# WHAT IS ASKED
Every record should be written out exactly, with the pictures left out.

# Figure scripts

Begin

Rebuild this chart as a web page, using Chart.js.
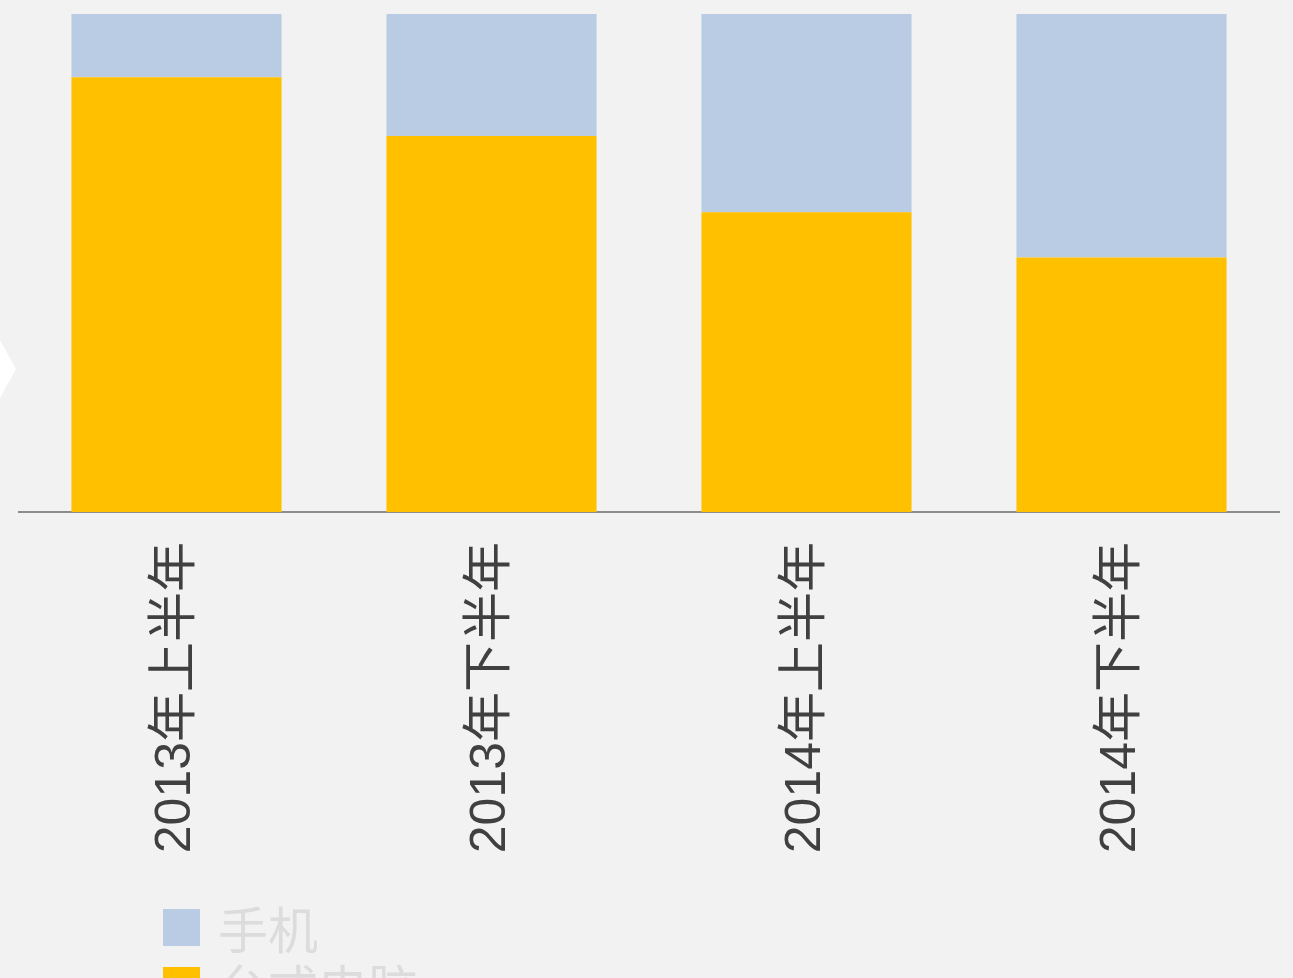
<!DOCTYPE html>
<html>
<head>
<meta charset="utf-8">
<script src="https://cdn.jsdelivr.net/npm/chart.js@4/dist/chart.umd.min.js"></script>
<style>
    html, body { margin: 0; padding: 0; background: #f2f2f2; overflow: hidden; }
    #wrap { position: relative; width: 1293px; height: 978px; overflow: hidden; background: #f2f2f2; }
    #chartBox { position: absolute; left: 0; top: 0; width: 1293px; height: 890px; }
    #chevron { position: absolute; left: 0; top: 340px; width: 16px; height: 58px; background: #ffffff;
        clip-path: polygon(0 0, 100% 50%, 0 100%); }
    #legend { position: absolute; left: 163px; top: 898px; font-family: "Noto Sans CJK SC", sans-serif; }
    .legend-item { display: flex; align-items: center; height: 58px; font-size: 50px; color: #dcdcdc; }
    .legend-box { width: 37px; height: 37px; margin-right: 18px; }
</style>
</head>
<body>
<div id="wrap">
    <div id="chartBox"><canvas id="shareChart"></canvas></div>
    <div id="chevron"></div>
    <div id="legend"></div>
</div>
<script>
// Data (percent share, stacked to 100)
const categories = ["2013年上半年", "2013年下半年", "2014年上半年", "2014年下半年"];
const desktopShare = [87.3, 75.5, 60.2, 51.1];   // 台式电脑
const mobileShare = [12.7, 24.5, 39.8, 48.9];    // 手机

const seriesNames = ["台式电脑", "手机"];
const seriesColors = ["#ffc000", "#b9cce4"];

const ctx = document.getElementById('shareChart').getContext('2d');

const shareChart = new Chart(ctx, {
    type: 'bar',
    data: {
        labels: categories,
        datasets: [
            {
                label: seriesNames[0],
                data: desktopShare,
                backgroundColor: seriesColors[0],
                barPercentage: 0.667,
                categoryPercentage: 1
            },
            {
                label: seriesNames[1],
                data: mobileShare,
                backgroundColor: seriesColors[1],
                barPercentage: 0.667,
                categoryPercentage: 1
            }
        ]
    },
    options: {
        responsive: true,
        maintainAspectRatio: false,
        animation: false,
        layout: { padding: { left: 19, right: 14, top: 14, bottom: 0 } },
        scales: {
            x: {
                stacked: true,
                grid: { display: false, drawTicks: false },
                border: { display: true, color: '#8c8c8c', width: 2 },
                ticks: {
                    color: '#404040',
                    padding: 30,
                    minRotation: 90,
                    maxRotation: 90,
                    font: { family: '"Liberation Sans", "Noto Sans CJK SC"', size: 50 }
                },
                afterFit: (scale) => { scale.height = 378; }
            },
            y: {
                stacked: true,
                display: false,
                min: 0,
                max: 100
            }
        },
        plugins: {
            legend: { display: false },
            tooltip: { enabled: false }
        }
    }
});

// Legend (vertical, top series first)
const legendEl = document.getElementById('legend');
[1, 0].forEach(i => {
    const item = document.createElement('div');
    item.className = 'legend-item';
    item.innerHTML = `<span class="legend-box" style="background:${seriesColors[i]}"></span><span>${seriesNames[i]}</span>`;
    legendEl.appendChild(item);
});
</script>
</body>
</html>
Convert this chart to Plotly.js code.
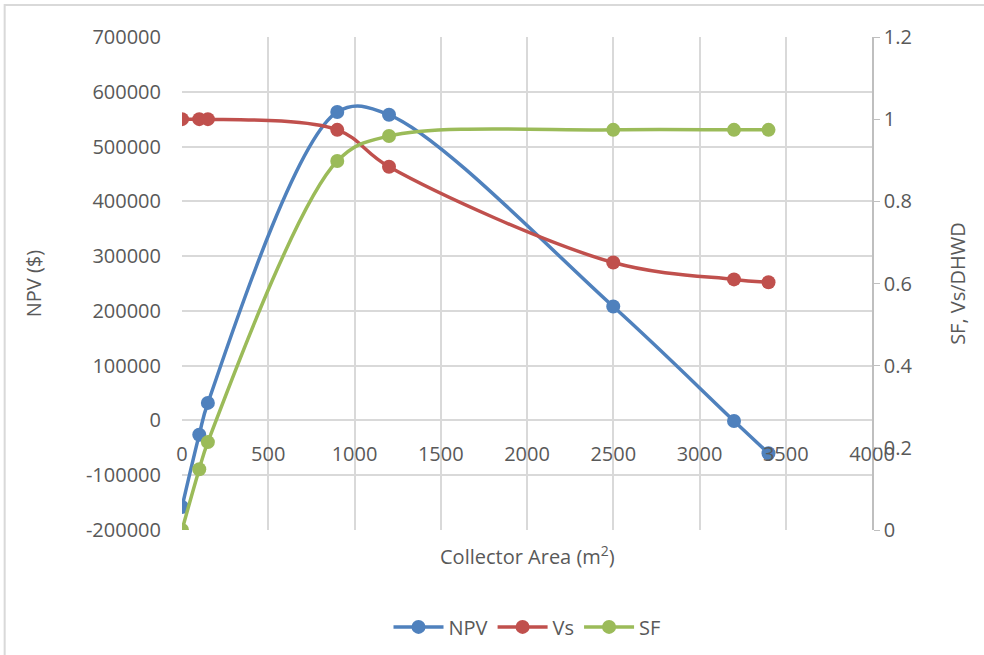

End

# ANSWER FOR THIS EXERCISE
Rebuild this chart as a web page, using Chart.js.
<!DOCTYPE html>
<html>
<head>
<meta charset="utf-8">
<script src="https://cdn.jsdelivr.net/npm/chart.js@4/dist/chart.umd.min.js"></script>
<style>
    html, body { margin: 0; padding: 0; background: #f2f2f2; overflow: hidden; }
    #wrap { position: relative; width: 1293px; height: 978px; overflow: hidden; background: #f2f2f2; }
    #chartBox { position: absolute; left: 0; top: 0; width: 1293px; height: 890px; }
    #chevron { position: absolute; left: 0; top: 340px; width: 16px; height: 58px; background: #ffffff;
        clip-path: polygon(0 0, 100% 50%, 0 100%); }
    #legend { position: absolute; left: 163px; top: 898px; font-family: "Noto Sans CJK SC", sans-serif; }
    .legend-item { display: flex; align-items: center; height: 58px; font-size: 50px; color: #dcdcdc; }
    .legend-box { width: 37px; height: 37px; margin-right: 18px; }
</style>
</head>
<body>
<div id="wrap">
    <div id="chartBox"><canvas id="shareChart"></canvas></div>
    <div id="chevron"></div>
    <div id="legend"></div>
</div>
<script>
// Data (percent share, stacked to 100)
const categories = ["2013年上半年", "2013年下半年", "2014年上半年", "2014年下半年"];
const desktopShare = [87.3, 75.5, 60.2, 51.1];   // 台式电脑
const mobileShare = [12.7, 24.5, 39.8, 48.9];    // 手机

const seriesNames = ["台式电脑", "手机"];
const seriesColors = ["#ffc000", "#b9cce4"];

const ctx = document.getElementById('shareChart').getContext('2d');

const shareChart = new Chart(ctx, {
    type: 'bar',
    data: {
        labels: categories,
        datasets: [
            {
                label: seriesNames[0],
                data: desktopShare,
                backgroundColor: seriesColors[0],
                barPercentage: 0.667,
                categoryPercentage: 1
            },
            {
                label: seriesNames[1],
                data: mobileShare,
                backgroundColor: seriesColors[1],
                barPercentage: 0.667,
                categoryPercentage: 1
            }
        ]
    },
    options: {
        responsive: true,
        maintainAspectRatio: false,
        animation: false,
        layout: { padding: { left: 19, right: 14, top: 14, bottom: 0 } },
        scales: {
            x: {
                stacked: true,
                grid: { display: false, drawTicks: false },
                border: { display: true, color: '#8c8c8c', width: 2 },
                ticks: {
                    color: '#404040',
                    padding: 30,
                    minRotation: 90,
                    maxRotation: 90,
                    font: { family: '"Liberation Sans", "Noto Sans CJK SC"', size: 50 }
                },
                afterFit: (scale) => { scale.height = 378; }
            },
            y: {
                stacked: true,
                display: false,
                min: 0,
                max: 100
            }
        },
        plugins: {
            legend: { display: false },
            tooltip: { enabled: false }
        }
    }
});

// Legend (vertical, top series first)
const legendEl = document.getElementById('legend');
[1, 0].forEach(i => {
    const item = document.createElement('div');
    item.className = 'legend-item';
    item.innerHTML = `<span class="legend-box" style="background:${seriesColors[i]}"></span><span>${seriesNames[i]}</span>`;
    legendEl.appendChild(item);
});
</script>
</body>
</html>
Convert this chart to Plotly.js code.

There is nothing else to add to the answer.